Minneapolis could provide wireless Internet access to every business and resident by locating special equipment on park property around the city, said Minneapolis Park and Recreation Board Commissioner John Erwin.

"As a consumer, it means that anyone in their backyard could open up a portable computer and be connected to the Internet through their local recreation center," Erwin said.

The idea is in its infancy, and a host of questions have yet to be answered. But Erwin passed a resolution at the Aug. 13 Park Board meeting to at least explore the possibility.

"I came up with the idea because I purchased a new portable computer and it came wireless-ready," Erwin said. "Since Minneapolis has a network of recreation centers unlike any other city, it allows us to reach the entire city with existing technology."

Rep. Phyllis Kahn (D-Minneapolis) also floated a similar idea on the Minneapolis Issue List, an e-mail discussion group, he said.

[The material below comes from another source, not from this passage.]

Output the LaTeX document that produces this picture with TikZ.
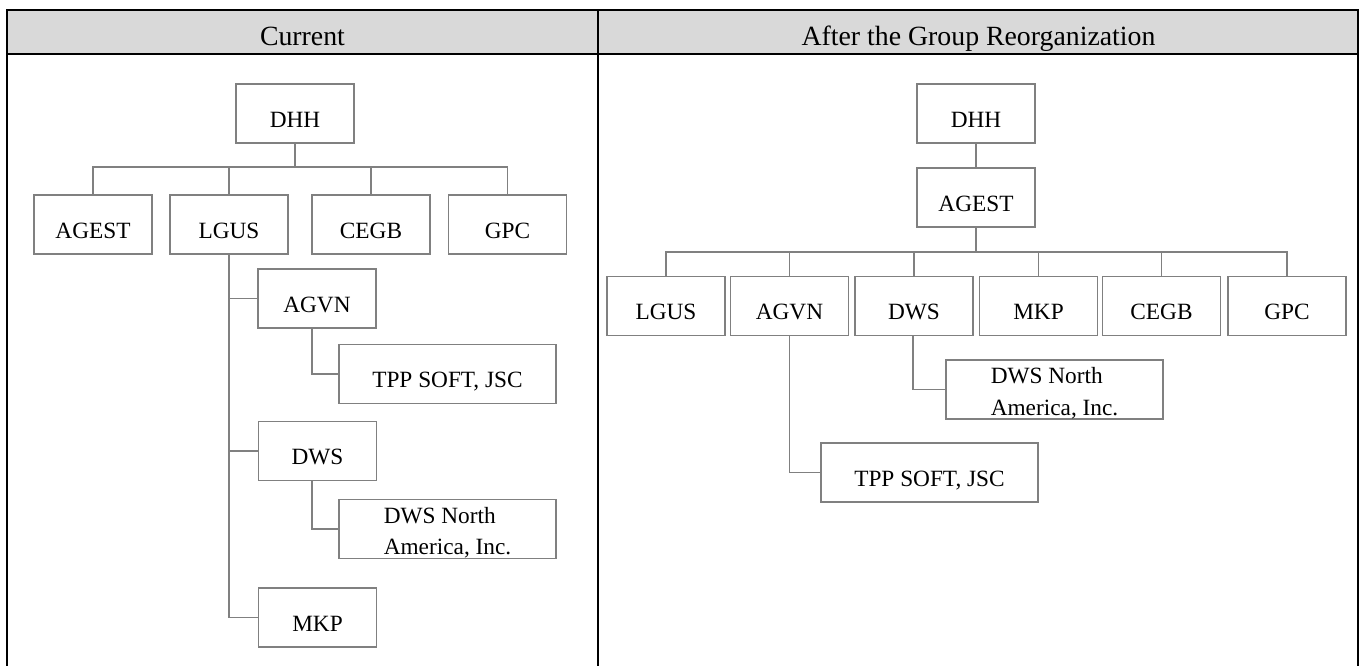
\documentclass[tikz,border=0pt]{standalone}
\usepackage{fontspec}
\setmainfont{Liberation Serif}
\definecolor{boxgray}{HTML}{808080}
\definecolor{headgray}{HTML}{D9D9D9}
\begin{document}
\begin{tikzpicture}[x=1pt,y=-1pt,
  org/.style={draw=boxgray, line width=1.3pt, minimum width=118pt, minimum height=59pt,
              inner sep=0pt, font=\fontsize{23.3}{28}\selectfont},
  one/.style={org, text height=27.5pt, text depth=0pt},
  wide/.style={minimum width=217pt},
  two/.style={inner sep=0pt, align=left, font=\fontsize{23.3}{31.5}\selectfont},
  link/.style={draw=boxgray, line width=1.3pt},
  frame/.style={draw=black, line width=2.2pt},
  head/.style={font=\fontsize{27.8}{32}\selectfont, anchor=base, inner sep=0pt}]
\useasboundingbox (0,0) rectangle (1361,666);
% table
\fill[headgray] (7,10) rectangle (1358,54);
\draw[frame] (7,666) -- (7,10) -- (1358,10) -- (1358,666);
\draw[frame] (7,54) -- (1358,54);
\draw[frame] (598,10) -- (598,666);
\node[head] (hcur) at (302.5,46) {Current};
\node[head] (haft) at (978.5,46) {After the Group Reorganization};

% ---------- left: current ----------
\node[one] (ldhh)  at (295,113.5) {DHH};
\node[one] (lagest) at (93,224.5) {AGEST};
\node[one] (llgus) at (229,224.5) {LGUS};
\node[one] (lcegb) at (371,224.5) {CEGB};
\node[one] (lgpc)  at (507.5,224.5) {GPC};
\coordinate (lbus) at (295,167);
\foreach \c in {lagest,llgus,lcegb,lgpc}
  \draw[link] (ldhh.south) -- (lbus) -| (\c.north);

\node[one] (lagvn) at (317,298.5) {AGVN};
\node[one,wide] (ltpp) at (447.5,374) {TPP SOFT, JSC};
\node[one] (ldws) at (317.5,451) {DWS};
\node[org,wide] (ldwsna) at (447.5,529) {};
\node[two] (ldwsnat) at ([yshift=-3.5pt]ldwsna.center) {DWS North\\America, Inc.};
\node[one] (lmkp) at (317.5,617.5) {MKP};
\foreach \c in {lagvn,ldws,lmkp}
  \draw[link] (llgus.south) |- (\c.west);
\draw[link] ([xshift=-5pt]lagvn.south) |- (ltpp.west);
\draw[link] ([xshift=-5.5pt]ldws.south) |- (ldwsna.west);

% ---------- right: after ----------
\node[one] (rdhh)   at (976,113.5) {DHH};
\node[one] (ragest) at (976,197.5) {AGEST};
\draw[link] (rdhh.south) -- (ragest.north);
\node[one] (rlgus) at (666,306) {LGUS};
\node[one] (ragvn) at (789.5,306) {AGVN};
\node[one] (rdws)  at (914,306) {DWS};
\node[one] (rmkp)  at (1038.5,306) {MKP};
\node[one] (rcegb) at (1161.5,306) {CEGB};
\node[one] (rgpc)  at (1287,306) {GPC};
\coordinate (rbus) at (976,252);
\foreach \c in {rlgus,ragvn,rdws,rmkp,rcegb,rgpc}
  \draw[link] (ragest.south) -- (rbus) -| (\c.north);
\node[org,wide] (rdwsna) at (1054.5,389.5) {};
\node[two] (rdwsnat) at ([yshift=-3.5pt]rdwsna.center) {DWS North\\America, Inc.};
\node[one,wide] (rtpp) at (929.5,472.5) {TPP SOFT, JSC};
\draw[link] ([xshift=-1pt]rdws.south) |- (rdwsna.west);
\draw[link] (ragvn.south) |- (rtpp.west);
\end{tikzpicture}
\end{document}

The key piece of technology is called a router, the object that would sit on the roof. It is wired directly to the Internet and serves as a transmitting and receiving antennae, allowing remote computer access. Erwin said he recently saw a $700 router advertised in a computer magazine that had an advertised range of 3.5 kilometers (about 2 miles).

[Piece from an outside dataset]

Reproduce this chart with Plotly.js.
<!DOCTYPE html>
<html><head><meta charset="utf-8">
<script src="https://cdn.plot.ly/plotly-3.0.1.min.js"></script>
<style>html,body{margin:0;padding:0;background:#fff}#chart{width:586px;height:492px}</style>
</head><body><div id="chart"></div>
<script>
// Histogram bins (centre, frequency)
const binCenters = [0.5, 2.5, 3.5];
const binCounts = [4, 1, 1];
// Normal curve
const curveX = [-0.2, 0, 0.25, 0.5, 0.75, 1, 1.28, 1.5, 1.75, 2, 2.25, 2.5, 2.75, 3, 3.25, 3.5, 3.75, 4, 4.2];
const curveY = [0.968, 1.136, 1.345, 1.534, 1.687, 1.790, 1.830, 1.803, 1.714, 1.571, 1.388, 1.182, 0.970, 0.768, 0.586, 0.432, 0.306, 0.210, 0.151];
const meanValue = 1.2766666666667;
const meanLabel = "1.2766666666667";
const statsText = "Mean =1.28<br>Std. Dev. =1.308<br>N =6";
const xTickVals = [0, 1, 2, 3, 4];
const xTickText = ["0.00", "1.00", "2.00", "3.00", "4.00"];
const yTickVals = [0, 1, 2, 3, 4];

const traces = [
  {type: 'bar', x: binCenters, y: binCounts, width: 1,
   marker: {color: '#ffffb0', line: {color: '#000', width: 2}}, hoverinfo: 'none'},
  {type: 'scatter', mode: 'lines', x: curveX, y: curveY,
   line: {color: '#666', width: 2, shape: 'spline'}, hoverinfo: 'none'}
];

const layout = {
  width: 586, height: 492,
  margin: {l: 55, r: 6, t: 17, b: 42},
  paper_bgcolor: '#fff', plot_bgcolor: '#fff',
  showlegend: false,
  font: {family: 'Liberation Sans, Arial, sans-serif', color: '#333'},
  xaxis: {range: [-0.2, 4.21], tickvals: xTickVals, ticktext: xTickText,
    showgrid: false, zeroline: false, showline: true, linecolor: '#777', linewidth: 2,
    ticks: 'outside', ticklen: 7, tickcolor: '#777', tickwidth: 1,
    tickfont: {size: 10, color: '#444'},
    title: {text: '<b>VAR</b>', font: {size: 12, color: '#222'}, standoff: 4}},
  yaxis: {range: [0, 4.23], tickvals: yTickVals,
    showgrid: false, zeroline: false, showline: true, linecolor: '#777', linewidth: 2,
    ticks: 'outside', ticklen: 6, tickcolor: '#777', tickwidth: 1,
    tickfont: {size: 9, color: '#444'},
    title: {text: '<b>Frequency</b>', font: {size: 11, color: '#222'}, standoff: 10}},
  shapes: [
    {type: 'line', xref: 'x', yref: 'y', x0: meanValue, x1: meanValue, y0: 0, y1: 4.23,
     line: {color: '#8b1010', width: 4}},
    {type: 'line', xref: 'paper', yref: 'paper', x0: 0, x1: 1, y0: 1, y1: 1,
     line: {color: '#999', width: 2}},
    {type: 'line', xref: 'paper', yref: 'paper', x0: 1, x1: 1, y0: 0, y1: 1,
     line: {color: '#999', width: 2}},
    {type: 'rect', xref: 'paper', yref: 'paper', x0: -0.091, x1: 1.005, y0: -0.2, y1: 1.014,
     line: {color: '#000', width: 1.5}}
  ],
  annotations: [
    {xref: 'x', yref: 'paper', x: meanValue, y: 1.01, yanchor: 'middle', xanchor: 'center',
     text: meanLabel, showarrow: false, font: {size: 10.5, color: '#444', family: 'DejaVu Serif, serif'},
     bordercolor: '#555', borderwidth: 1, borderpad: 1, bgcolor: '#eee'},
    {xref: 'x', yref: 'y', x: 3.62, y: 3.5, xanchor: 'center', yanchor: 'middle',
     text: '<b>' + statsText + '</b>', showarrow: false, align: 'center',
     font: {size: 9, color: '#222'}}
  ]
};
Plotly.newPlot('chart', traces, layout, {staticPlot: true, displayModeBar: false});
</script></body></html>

Paris is experimenting with citywide wireless Internet access. Two technology companies have partnered with the agency that runs the Paris subway, the Detroit Free Press reported May 23. In a test run, they erected a dozen antennas outside metro stations this spring, allowing people nearby to go online if they had the right equipment (called Wi-Fi, for wireless fidelity).

Verizon Corp. announced plans in May to install wireless access points throughout New York City for its Internet subscribers, using the wiring from its pay phone network, the Free Press said.

Most homes in Minneapolis are located within six blocks of a park, the Park Board said. Recreation centers near Downtown include Elliott Park, 1000 E. 14th St. and Loring Park, 1382 Willow St. Nicollet Island does not have a recreation center but it does have a pavilion. The new Park Board headquarters is located just northwest of Downtown at 2117 W. River Rd.

Erwin said he has met with Assistant Superintendent of Finance Don Siggelkow, Larry Brandts, head of technology for the park system and a consultant to discuss creating a citywide wireless network. He is also interested in collaborations with the Minneapolis Public Schools, which could add more potential buildings -- and even locate a router on City Hall.

Outstanding questions include the capital and operating costs of the system, whether the existing technology can deliver as promised, what kind of bandwidth the system would need to operate, how many people would be interested in using it and what, if any, conflicts it would create with for profit DSL businesses.

Siggelkow said another issue up for discussion is whether the Park Board would charge for the service and use it to generate revenue or offer it free, paid by the general fund dollars.

"Our consultant feels if there was a big profit in it, you would see a lot of businesses jumping in," he said.

Brandts said the next steps included a feasibility study and possibly testing a prototype.